Find cell types that have annotated datasets

In [4]:
all_celltypes = client.select_celltypes()
assert len(all_celltypes) > 0

celltypes = [c["grouping_name"] for c in all_celltypes.get_list()]
print('cell types:', len(celltypes))

cell types: 63


Find all datasets that have been annotated with cell types

In [5]:
datasets = client.select_datasets(where='celltype', has=celltypes).get_list()
assert len(datasets) > 0

uuids = [ d['uuid'] for d in datasets ]
print('annotated datasets with cell types:', len(datasets))

annotated datasets with cell types: 45


Get cells for each annotated dataset

In [6]:
dataset_cells = {}
dataset_organ = {}
dataset_modality = {}

for uuid in uuids:
    cells_in_dataset = client.select_cells(where='dataset', has=[uuid])
    all_cells = cells_in_dataset.get_list().results_set.get_list()

    population = Counter()
    for cell in all_cells:
        population[cell['cell_type']] += 1
        dataset_organ[uuid] = cell['organ'].lower()
        dataset_modality[uuid] = cell['modality']

    dataset_cells[uuid] = population

Show raw data results for one dataset

In [7]:
print(uuids[0], 'top cell types:', dataset_cells[uuids[0]].most_common(5))
print(uuids[0], 'organ:', dataset_organ[uuids[0]])
print(uuids[0], 'modality:', dataset_modality[uuids[0]])
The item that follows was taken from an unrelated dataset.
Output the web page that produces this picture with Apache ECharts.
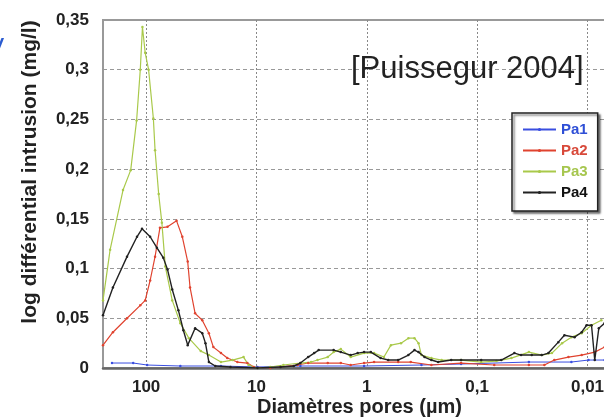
<!DOCTYPE html>
<html><head><meta charset="utf-8">
<script src="https://cdn.jsdelivr.net/npm/echarts@6/dist/echarts.min.js"></script>
<style>html,body{margin:0;padding:0;background:#fff}#c{width:604px;height:418px}</style>
</head><body><div id="c"></div>
<script>
// Pore diameters (µm) and log differential intrusion (mg/l) per sample
const pa1D = [204,131,98,49,21,9.8,4.0,1.06,0.32,0.14,0.034,0.014,0.0098,0.0070];
const pa1V = [0.005,0.005,0.003,0.002,0.002,0.001,0.002,0.002,0.003,0.004,0.006,0.006,0.008,0.008];

const pa2D = [246,200,149,113,102,92,83,75,64,53,47,42,40,36,31,27,24.6,21,18.4,14.9,12.1,10.6,7.5,4.24,3.4,2.26,1.72,1.40,1.06,0.86,0.52,0.40,0.26,0.14,0.070,0.034,0.0246,0.020,0.0149,0.0113,0.0086,0.0070];
const pa2V = [0.023,0.036,0.050,0.063,0.068,0.088,0.112,0.141,0.142,0.148,0.132,0.107,0.081,0.055,0.048,0.035,0.021,0.015,0.010,0.006,0.005,0.001,0.0,0.003,0.005,0.005,0.005,0.003,0.005,0.006,0.006,0.006,0.003,0.005,0.003,0.003,0.003,0.008,0.011,0.013,0.016,0.021];

const pa3D = [246,212,162,138,122,113,108,102,95,86,83,77,72,67,58,49,41,32,27,21,16.5,13.1,11.8,9.8,7.5,5.7,4.0,3.2,2.8,2.26,2.0,1.72,1.40,1.06,0.86,0.70,0.605,0.49,0.42,0.37,0.34,0.32,0.26,0.21,0.14,0.092,0.067,0.049,0.034,0.026,0.021,0.017,0.014,0.0113,0.0092,0.0075];
const pa3V = [0.068,0.119,0.179,0.199,0.249,0.300,0.343,0.317,0.300,0.251,0.219,0.175,0.146,0.102,0.068,0.045,0.030,0.017,0.013,0.006,0.008,0.011,0.003,0.0,0.001,0.003,0.005,0.006,0.008,0.011,0.016,0.019,0.011,0.015,0.015,0.011,0.023,0.025,0.030,0.030,0.025,0.013,0.010,0.008,0.008,0.006,0.007,0.010,0.016,0.013,0.015,0.025,0.031,0.035,0.043,0.048];

const pa4D = [246,200,149,121,109,92,80,70,64,58,51,46,42,36,31,29,27,23.6,17.2,9.8,6.05,4.6,4.0,3.4,3.0,2.73,2.0,1.72,1.40,1.21,1.06,0.92,0.75,0.64,0.52,0.42,0.37,0.34,0.30,0.26,0.226,0.172,0.14,0.092,0.0605,0.046,0.040,0.032,0.026,0.0226,0.0184,0.0162,0.0131,0.0113,0.0102,0.0092,0.0086,0.0079,0.0070];
const pa4V = [0.053,0.081,0.112,0.132,0.140,0.132,0.121,0.111,0.099,0.079,0.058,0.038,0.023,0.040,0.035,0.025,0.006,0.002,0.001,0.0,0.001,0.002,0.005,0.011,0.015,0.018,0.018,0.016,0.013,0.015,0.016,0.016,0.010,0.008,0.008,0.013,0.018,0.016,0.011,0.008,0.006,0.008,0.008,0.008,0.008,0.015,0.013,0.013,0.013,0.015,0.026,0.033,0.031,0.036,0.043,0.043,0.008,0.040,0.045];

const seriesNames = ['Pa1','Pa2','Pa3','Pa4'];
const xTicks = [100,10,1,0.1,0.01];
const xMin = 0.0068, xMax = 246;
const yMin = 0, yMax = 0.35, yStep = 0.05;
const titleText = '[Puissegur 2004]';
const xName = 'Diamètres pores (µm)';
const yName = 'log différential intrusion (mg/l)';

const colors = ['#3a4ee0','#e0432f','#a9c94a','#222222'];
const textColors = ['#2f4fd6','#d8493a','#a6c64e','#111111'];
const widths = [1,1.2,1.2,1.4];
const sets = [[pa1D,pa1V],[pa2D,pa2V],[pa3D,pa3V],[pa4D,pa4V]];
const FONT = 'Liberation Sans, Arial, sans-serif';
const fmt = v => String(v).replace('.', ',');

const chart = echarts.init(document.getElementById('c'), null, {renderer:'canvas'});
chart.setOption({
  animation: false,
  backgroundColor: '#fff',
  title: {
    text: titleText, left: 346, top: 49,
    textStyle: {fontFamily: FONT, fontSize: 31, fontWeight: 'normal', color: '#222'}
  },
  grid: {left: 103, right: -2, top: 20, bottom: 50, containLabel: false, outerBoundsMode: 'none',
    show: true, borderColor: '#999', borderWidth: 2, backgroundColor: 'transparent'},
  legend: {
    orient: 'vertical', left: 512, top: 113,
    data: seriesNames.map((n,i) => ({name: n, textStyle: {color: textColors[i]}})),
    itemWidth: 33, itemHeight: 4, itemGap: 6,
    padding: [9, 10, 11, 10],
    backgroundColor: '#fff', borderColor: '#222', borderWidth: 1.5,
    shadowColor: 'rgba(0,0,0,0.5)', shadowOffsetX: 2, shadowOffsetY: 2, shadowBlur: 2,
    textStyle: {fontFamily: FONT, fontSize: 15, fontWeight: 'bold'}
  },
  xAxis: {
    type: 'log', logBase: 10, inverse: true, min: xMin, max: xMax,
    axisLine: {show: true, onZero: false, lineStyle: {color: '#666', width: 2.5}},
    axisTick: {show: false, customValues: xTicks},
    axisLabel: {customValues: xTicks, formatter: fmt, margin: 11, color: '#222',
      fontFamily: FONT, fontSize: 17, fontWeight: 'bold'},
    splitLine: {show: true, lineStyle: {color: '#888', width: 1, type: [2, 2]}}
  },
  yAxis: {
    type: 'value', min: yMin, max: yMax, interval: yStep,
    axisLine: {show: true, lineStyle: {color: '#999', width: 2}},
    axisTick: {show: false},
    axisLabel: {formatter: fmt, margin: 14, color: '#222', fontFamily: FONT, fontSize: 17, fontWeight: 'bold'},
    splitLine: {show: true, lineStyle: {color: '#999', width: 1, type: [4, 3]}}
  },
  graphic: [
    {type: 'text', left: 257, top: 397, style: {text: xName, font: 'bold 20px Liberation Sans, Arial, sans-serif', fill: '#222'}},
    {type: 'text', x: 30, y: 172, rotation: Math.PI/2,
      style: {text: yName, font: 'bold 21px Liberation Sans, Arial, sans-serif', fill: '#222', align: 'center', verticalAlign: 'middle'}},
    {type: 'text', x: -4, y: 37, style: {text: '/', font: 'bold italic 22px Liberation Sans, Arial, sans-serif', fill: '#2a5bd0'}}
  ],
  series: sets.map((s,i) => ({
    name: seriesNames[i], type: 'line',
    data: s[0].map((d,j) => [d, s[1][j]]),
    symbol: 'circle', symbolSize: 2.5, showSymbol: true,
    lineStyle: {color: colors[i], width: widths[i]},
    itemStyle: {color: colors[i]},
    z: i === 3 ? 5 : 3
  }))
});
</script></body></html>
007f3dfaaa287d5c7c227651f61a9c5b top cell types: [('CL:0000057', 1868), ('CL:0000235', 621), ('CL:0002131', 532), ('CL:0002144', 310), ('CL:0000763', 273)]
007f3dfaaa287d5c7c227651f61a9c5b organ: heart
007f3dfaaa287d5c7c227651f61a9c5b modality: rna


In [11]:
sum(( sum(pop.values()) for pop in dataset_cells.values() ))


367400

In [12]:
set(dataset_modality.values())

{'rna'}